MF : Cette dis­con­ti­nui­té géo­gra­phique dont vous par­lez signi­fie peut-être ceci : du moment qu’on lutte contre l’exploitation, c’est le pro­lé­ta­riat qui non seule­ment mène la lutte, mais défi­nit les cibles, les méthodes, les lieux et les ins­tru­ments de lutte ; s’allier au pro­lé­ta­riat, c’est le rejoindre sur ses posi­tions, sur son idéo­lo­gie, c’est reprendre les motifs de son com­bat. C’est se fondre. Mais si c’est contre le pou­voir qu’on lutte, alors tous ceux sur qui s’exerce le pou­voir comme abus, tous ceux qui le recon­naissent comme into­lé­rable peuvent enga­ger la lutte là où ils se trouvent et à par­tir de leur acti­vi­té (ou pas­si­vi­té) propre. En enga­geant cette lutte qui est la leur, dont ils connaissent par­fai­te­ment la cible et dont ils peuvent déter­mi­ner la méthode, ils entrent dans le pro­ces­sus révo­lu­tion­naire. Comme alliés bien sûr du pro­lé­ta­riat, puisque, si le pou­voir s’exerce comme il s’exerce, c’est bien pour main­te­nir l’exploitation capi­ta­liste. Ils servent réel­le­ment la cause de la révo­lu­tion pro­lé­ta­rienne en lut­tant pré­ci­sé­ment là où l’oppression s’exerce sur eux. Les femmes, les pri­son­niers, les sol­dats du contin­gent, les malades dans les hôpi­taux, les homo­sexuels ont enta­mé en ce moment une lutte spé­ci­fique contre la forme par­ti­cu­lière de pou­voir, de contrainte, de contrôle qui s’exerce sur eux. De telles luttes font par­tie actuel­le­ment du mou­ve­ment révo­lu­tion­naire, à condi­tion qu’elles soient radi­cales, sans com­pro­mis ni réfor­misme, sans ten­ta­tive pour amé­na­ger le même pou­voir avec tout au plus un chan­ge­ment de titu­laire. Et ces mou­ve­ments sont liés au mou­ve­ment révo­lu­tion­naire du pro­lé­ta­riat lui-même dans la mesure où il a à com­battre tous les contrôles et contraintes qui recon­duisent par­tout le même pou­voir.

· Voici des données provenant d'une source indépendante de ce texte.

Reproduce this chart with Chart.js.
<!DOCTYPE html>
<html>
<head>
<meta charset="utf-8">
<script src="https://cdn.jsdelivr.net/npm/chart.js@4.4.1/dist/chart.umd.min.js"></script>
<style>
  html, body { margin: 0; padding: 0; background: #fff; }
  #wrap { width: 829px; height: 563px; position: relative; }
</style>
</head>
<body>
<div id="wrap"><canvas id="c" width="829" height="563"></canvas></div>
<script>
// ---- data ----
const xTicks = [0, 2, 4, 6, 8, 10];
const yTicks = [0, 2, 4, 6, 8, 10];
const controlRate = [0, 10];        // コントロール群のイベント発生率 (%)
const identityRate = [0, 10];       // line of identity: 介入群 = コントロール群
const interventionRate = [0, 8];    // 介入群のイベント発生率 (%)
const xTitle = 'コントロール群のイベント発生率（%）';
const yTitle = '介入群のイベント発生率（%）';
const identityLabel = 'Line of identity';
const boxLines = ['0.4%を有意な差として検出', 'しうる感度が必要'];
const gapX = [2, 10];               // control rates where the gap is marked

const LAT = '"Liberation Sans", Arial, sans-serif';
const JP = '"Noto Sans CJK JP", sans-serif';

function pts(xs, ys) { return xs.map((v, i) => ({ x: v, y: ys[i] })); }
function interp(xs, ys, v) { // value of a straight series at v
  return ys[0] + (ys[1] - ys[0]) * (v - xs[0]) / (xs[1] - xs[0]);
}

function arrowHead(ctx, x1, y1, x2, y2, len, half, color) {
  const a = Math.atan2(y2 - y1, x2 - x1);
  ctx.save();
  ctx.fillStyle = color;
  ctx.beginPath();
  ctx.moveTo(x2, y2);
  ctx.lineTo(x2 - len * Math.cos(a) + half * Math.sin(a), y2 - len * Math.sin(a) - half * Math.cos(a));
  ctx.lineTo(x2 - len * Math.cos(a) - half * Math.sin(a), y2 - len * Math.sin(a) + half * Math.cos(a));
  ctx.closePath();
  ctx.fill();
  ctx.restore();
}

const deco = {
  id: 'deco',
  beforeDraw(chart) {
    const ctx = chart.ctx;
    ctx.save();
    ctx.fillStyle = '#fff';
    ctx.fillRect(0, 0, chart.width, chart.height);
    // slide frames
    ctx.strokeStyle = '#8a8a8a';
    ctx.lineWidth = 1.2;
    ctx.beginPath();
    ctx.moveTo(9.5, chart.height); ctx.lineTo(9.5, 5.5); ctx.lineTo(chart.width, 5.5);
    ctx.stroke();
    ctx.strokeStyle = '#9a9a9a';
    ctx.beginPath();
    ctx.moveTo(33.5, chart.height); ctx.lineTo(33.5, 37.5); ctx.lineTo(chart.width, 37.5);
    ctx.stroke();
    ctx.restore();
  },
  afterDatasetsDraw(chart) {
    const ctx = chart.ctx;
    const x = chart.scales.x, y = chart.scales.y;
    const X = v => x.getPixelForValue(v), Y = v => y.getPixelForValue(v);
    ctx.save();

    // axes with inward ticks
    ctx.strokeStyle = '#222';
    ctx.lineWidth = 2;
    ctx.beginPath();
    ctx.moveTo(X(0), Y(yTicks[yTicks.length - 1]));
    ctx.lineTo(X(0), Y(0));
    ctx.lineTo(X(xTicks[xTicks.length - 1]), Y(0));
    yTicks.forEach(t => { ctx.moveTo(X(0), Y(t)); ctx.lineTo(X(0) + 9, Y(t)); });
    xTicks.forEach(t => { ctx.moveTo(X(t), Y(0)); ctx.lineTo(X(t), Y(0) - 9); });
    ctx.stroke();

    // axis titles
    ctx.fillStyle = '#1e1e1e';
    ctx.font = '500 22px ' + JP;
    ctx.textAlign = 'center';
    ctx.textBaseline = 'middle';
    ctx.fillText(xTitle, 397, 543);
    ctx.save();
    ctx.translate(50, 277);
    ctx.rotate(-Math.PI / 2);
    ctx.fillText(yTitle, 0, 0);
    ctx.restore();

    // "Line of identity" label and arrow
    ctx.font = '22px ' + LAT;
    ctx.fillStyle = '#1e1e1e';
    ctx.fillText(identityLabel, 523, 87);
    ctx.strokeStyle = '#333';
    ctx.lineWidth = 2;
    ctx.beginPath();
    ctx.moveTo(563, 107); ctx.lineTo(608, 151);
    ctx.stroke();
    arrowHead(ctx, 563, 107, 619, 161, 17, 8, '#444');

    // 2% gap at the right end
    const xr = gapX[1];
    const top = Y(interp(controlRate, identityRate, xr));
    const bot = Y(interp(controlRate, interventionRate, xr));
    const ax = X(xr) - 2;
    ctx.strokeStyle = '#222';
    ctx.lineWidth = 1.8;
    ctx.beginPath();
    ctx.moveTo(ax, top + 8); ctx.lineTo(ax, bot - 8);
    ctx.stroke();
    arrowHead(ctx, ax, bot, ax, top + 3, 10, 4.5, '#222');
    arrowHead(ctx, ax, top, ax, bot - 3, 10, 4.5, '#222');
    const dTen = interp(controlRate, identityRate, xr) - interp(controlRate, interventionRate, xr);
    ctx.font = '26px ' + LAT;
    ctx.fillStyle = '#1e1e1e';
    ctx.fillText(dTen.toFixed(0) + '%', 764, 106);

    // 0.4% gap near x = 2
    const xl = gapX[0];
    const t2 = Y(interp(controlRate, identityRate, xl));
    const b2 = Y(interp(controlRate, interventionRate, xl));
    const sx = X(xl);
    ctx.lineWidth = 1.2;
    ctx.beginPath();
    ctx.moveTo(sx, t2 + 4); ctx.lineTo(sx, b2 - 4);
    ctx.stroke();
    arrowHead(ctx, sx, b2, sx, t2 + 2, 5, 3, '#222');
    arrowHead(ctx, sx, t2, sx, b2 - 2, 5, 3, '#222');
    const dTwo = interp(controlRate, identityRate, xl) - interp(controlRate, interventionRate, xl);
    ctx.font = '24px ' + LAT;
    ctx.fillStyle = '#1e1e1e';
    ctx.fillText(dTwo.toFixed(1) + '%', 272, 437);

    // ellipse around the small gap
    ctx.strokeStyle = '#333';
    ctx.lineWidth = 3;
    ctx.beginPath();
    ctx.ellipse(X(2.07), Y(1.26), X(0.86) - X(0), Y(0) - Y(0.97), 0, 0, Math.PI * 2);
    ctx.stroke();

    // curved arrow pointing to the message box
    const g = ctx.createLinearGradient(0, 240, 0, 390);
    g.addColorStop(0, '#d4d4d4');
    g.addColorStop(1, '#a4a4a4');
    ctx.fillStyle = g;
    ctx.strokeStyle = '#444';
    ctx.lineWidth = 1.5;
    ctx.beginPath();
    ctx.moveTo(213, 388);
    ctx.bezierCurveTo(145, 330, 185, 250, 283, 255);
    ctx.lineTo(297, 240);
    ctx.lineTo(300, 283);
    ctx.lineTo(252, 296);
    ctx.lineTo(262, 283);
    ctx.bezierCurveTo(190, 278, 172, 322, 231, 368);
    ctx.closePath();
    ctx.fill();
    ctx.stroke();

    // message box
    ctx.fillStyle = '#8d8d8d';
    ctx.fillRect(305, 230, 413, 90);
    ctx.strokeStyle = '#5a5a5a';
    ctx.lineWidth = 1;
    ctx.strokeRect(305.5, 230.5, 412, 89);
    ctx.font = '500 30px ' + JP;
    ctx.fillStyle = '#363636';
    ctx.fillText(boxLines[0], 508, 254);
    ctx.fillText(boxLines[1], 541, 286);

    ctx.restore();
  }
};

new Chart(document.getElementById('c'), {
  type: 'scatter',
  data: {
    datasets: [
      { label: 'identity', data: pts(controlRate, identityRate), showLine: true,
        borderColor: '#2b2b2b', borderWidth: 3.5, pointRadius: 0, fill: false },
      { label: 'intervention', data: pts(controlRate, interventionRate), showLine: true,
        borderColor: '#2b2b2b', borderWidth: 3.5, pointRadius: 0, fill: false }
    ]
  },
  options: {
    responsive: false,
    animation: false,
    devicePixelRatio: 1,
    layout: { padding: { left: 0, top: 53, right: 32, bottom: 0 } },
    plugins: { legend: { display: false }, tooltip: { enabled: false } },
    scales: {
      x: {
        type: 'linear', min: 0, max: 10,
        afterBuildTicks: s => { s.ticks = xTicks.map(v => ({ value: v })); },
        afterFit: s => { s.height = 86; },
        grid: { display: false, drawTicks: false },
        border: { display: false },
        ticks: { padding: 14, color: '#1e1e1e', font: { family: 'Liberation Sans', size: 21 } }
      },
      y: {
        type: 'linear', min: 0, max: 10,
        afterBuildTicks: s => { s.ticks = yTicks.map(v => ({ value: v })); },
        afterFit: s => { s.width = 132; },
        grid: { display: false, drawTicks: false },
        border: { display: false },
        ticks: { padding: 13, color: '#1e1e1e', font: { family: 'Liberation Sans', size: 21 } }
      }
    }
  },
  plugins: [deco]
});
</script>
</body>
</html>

C’est-à-dire que la géné­ra­li­té de la lutte ne se fait cer­tai­ne­ment pas dans la forme de cette tota­li­sa­tion dont vous par­liez tout à l’heure, cette tota­li­sa­tion théo­rique, dans la forme de la « véri­té ». Ce qui fait la géné­ra­li­té de la lutte, c’est le sys­tème même du pou­voir, toutes les formes d’exercice et d’application du pouvoir.

GD : Et qu’on ne peut rien tou­cher à un point quel­conque d’application sans qu’on se trouve confron­té à cet ensemble dif­fus, que dès lors on est for­cé­ment ame­né à vou­loir faire sau­ter, à par­tir de la plus petite reven­di­ca­tion qui soit. Toute défense ou toute attaque révo­lu­tion­naire par­tielle rejoint de cette façon la lutte ouvrière.